Iron Lady turns bronze ... Thatcher statue to take up her plinth in Parliament Square
SHE was the Iron Lady, but Margaret Thatcher has been immortalised in bronze in a new statue – and she won’t be carrying her handbag.
Instead, she will wear her Order of the Garter regalia, a first glimpse of the statue reveals.
Last year it was reported that Baroness Thatcher’s daughter Carol had objected strongly to the £300,000 statue because her mother is not carrying her trademark handbag.
Now a planning application for the 10ft statue, which would be placed on a stone plinth at the back of Parliament Square, has been lodged with Westminster City Council.
According to a planning document, the statue shows Baroness Thatcher ‘in her most dignified attire’. It says: ‘She has a resolute posture looking towards the Parliament with a stern gaze slight rightward akin to her political leanings.’

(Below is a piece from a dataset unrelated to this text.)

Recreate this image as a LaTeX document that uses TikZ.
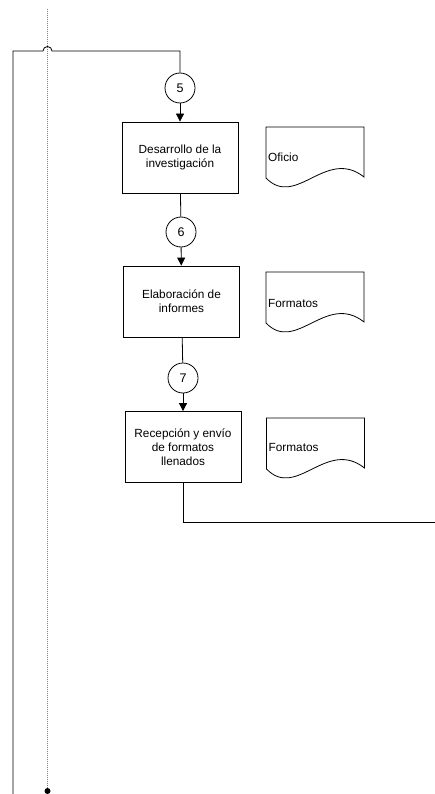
\documentclass[tikz,border=0pt]{standalone}
\usepackage{fontspec}
\setmainfont{Liberation Sans}
\usetikzlibrary{arrows.meta}
\begin{document}
\begin{tikzpicture}[x=1pt,y=-1pt,
  every node/.style={font=\fontsize{11.8}{14.2}\selectfont},
  proc/.style={draw, line width=0.8pt, minimum width=116pt, minimum height=71pt, align=center, inner sep=0pt},
  conn/.style={draw, circle, line width=0.8pt, minimum size=30pt, inner sep=0pt, font=\fontsize{12.5}{14}\selectfont},
  flow/.style={line width=0.8pt},
  arr/.style={flow, -{Triangle[length=8pt,width=8pt]}},
  doctext/.style={anchor=west, inner sep=0pt},
  docline/.style={line width=0.8pt},
  lane/.style={gray, line width=1pt, dash pattern=on 1pt off 1pt}
]
\useasboundingbox (0,0) rectangle (435,794);

\newcommand\docshape[2]{%
  \draw[docline, shift={(#1,#2)}] (0,51) -- (0,0) -- (98,0) -- (98,50)
    .. controls (60,20) and (30,82) .. (0,51);}

% dotted lane line
\coordinate (dt) at (47.5,9);
\node[circle, fill, inner sep=0pt, minimum size=6pt] (dot) at (47.5,791) {};
\draw[lane] (dt) -- (dot);

% process nodes
\node[conn] (c5) at (180,88) {5};
\node[proc] (p1) at (180,157.5) {Desarrollo de la\\investigación};
\node[conn] (c6) at (181,232) {6};
\node[proc] (p2) at (181.5,301.5) {Elaboración de\\informes};
\node[conn] (c7) at (183,378) {7};
\node[proc] (p3) at (183,447) {Recepción y envío\\de formatos\\llenados};

% documents
\docshape{266}{127}
\node[doctext] (d1) at (268,157) {Oficio};
\docshape{266}{272}
\node[doctext] (d2) at (268,303) {Formatos};
\docshape{266.5}{418}
\node[doctext] (d3) at (268.5,447) {Formatos};

% incoming flow with hop
\coordinate (lb) at (13,794);
\coordinate (lt) at (13,51);
\coordinate (hs) at (43,51);
\draw[flow] (lb) -- (lt) -- (hs) arc[start angle=180, end angle=0, radius=4.5pt]
  -- (c5.north |- lt) -- (c5.north);

% vertical flow
\draw[arr] (c5) -- (p1);
\draw[flow] (p1) -- (c6);
\draw[arr] (c6) -- (p2);
\draw[flow] (p2) -- (c7);
\draw[arr] (c7) -- (p3);

% outgoing flow
\coordinate (re) at (435,522);
\draw[flow] (p3.south) -- (p3.south |- re) -- (re);
\end{tikzpicture}
\end{document}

The statue of Britain’s longest serving post-war premier, who died in 2013, was commissioned by the Public Memorials Appeal and has been made by London-based sculptor Douglas Jennings.
Tom Crum, of architects Fine Architecture, which has submitted the plans, defended the work, saying that the Parliament Square statue of Churchill ‘does not have his cigar and only one of the existing statues of Lady Thatcher has a handbag’.